Orphan Mary Millar left Mountmellick famine poorhouse in Laois in Ireland's midlands in 1850 aged 17.
She left hoping for a new life in Australia, with just a donated travel box of clothes and tools to help her on her way.
She will now never be forgotten in her home town, thanks to Mountmellick Embroidery Museum and prisoners from Arbour Hill in Dublin.
A replica travel box has been meticulously created by the prisoners, and it will now be on permanent display in the museum.
The Minister for Justice Charlie Flanagan formally presented the Famine Box to the museum this May 2019.
Lou Walsh, the great great great granddaughter of Mary Millar, came over from Australia to attend the special event.
The box commemorates the 4,112 orphan girls aged between 14 and 18, who were given assisted passage to Australia between 1849 and 1853. The initiative was to alleviate overcrowding in the 118 workhouses in Ireland.
The girls were shipped as part of the Paupers Emigration Scheme, more commonly known as the Earl Grey Scheme, named after the British Minister for Home Affairs at the time, who devised it.

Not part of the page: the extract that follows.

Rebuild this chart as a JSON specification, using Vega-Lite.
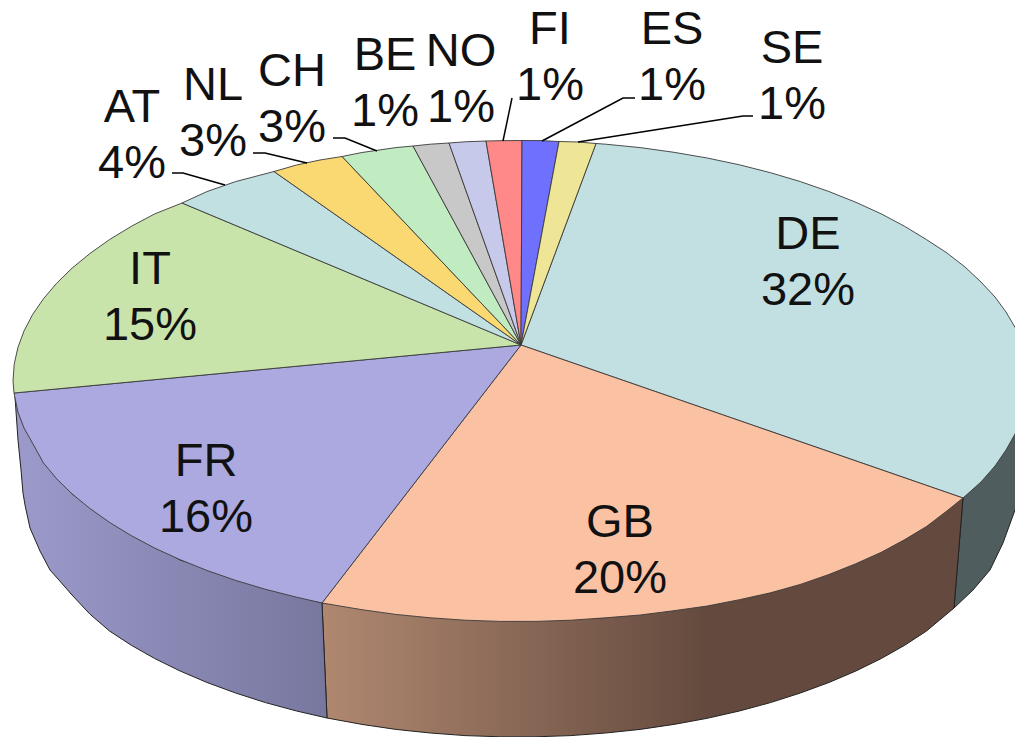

Each box had six shifts, a shawl, two pairs of shoes, two gowns, two wraps, two petticoats, a cloak, two neck scarves, two handkerchiefs, two linen collars, two aprons, a pair of stays, a pair of mitts, a pair of sheets, a bonnet, day and night caps, two towels, two bars of soap, combs, brushes, needles & thread, a few yards of cotton or calico material, a bible, prayer book and rosary beads.
The young girls were also better fed on the boats to boost their health and therefore chance of a job or marriage.
Mary Millar from Mountmellick was selected along with 91 other girls from Queens County (Laois).
Ms Walsh recounted the life that her ancestor went on to have at the launch in Mountmellick.
She first got a job as a domestic servant and moved to Moreton Bay and married Richard Browning. They took a lease on 92 acres of scrub land which they had to clear, build a house on and plant crops on in order to keep their lease. The work was hard and labour intensive . Along with this Mary bore 11 children and had 43 grandchildren and 27 great-grandchildren.
She died in 1906 aged 75 years.
Below: Lou Walsh at the launch of the famine box in Mountmellick museum, commemorating her great great great grandmother Mary Millar.
The Irish Prison Service began building replica boxes and writing their stories on them in 2015. To date, 24 boxes have been made in Arbour Hill Prison. Four were sent to Australia, one is in the United Nations in New York, one in Connecticut, one in Áras an Úachtaráin and the rest around Ireland to towns where there were workhouses.
Governor of Arbour Hill prison Liam Dowling said that the inmates take pride in making these boxes.
They hope it will help keep alive the memory of these girls which had been forgotten in Ireland.
”This project since inception has linked whole communities both at home and abroad, and reunited long lost relations who had not known of each other’s existence,” he said.
Mark O’Brien of the Irish Prison Service started the project after he first heard about these girls while at an event in Australia.
Michael Blanch is the chairman of a committee to commemorate the Victims of the Irish Famine, which has campaigned for a set day to commemorate it.
“It has taken myself and my family about ten years to get the State to recognise the importance of the Famine and commemorate it on a set day,” he said.
Minister Flanagan said that he visited the memorial to the orphans while in Australia on a family trip.
He thanked Governor Dowling for breaking with tradition and inviting him to present the box on behalf of Arbour Hill Prison and the Irish Prison Service.
Ger Lynch formally accepted the box on behalf of Mountmellick museum.
He explained plans to expand their museum to incorporate the many historical elements of Mountmellick like the Quaker heritage, the industrial past, the political past, the cultural and continual development of Mountmellick Embroidery which is its cornerstone at present and attracts many visitors each year.
Museum Chairperson Ann Dowling thanked all of the speakers and contributors to the evening.
These included Clonaghadoo Ceolthas, Emer Dunne, Ger Philips and Mary O Shea for providing music and song.
Ms Dowling also thanked the Board and Management of the MDA, the museum committee and the Friends of the museum for working to ensure a great experience for all visitors.
“What was once a sign of despair for the girls involved is now a symbol of hope and reconciliation which has joined up communities both at home and abroad,” said Ms Dowling.
The Famine Box along with a tapestry of the names of the girls transported from Laois, is now on permanent display in the Mountmellick Embroidery Museum. It is open daily and on weekends by appointment.
Michael Blanch chairman of a famine commemoration committee, Paul Dempsey MDA, Mark O'Brien Irish Prison Service, Ger Lynch MDA, Liam Dowling governer of Arbour Hill, Minister Charlie Flanagan, Ann Dowling Mountmellick museum and Lou Walsh.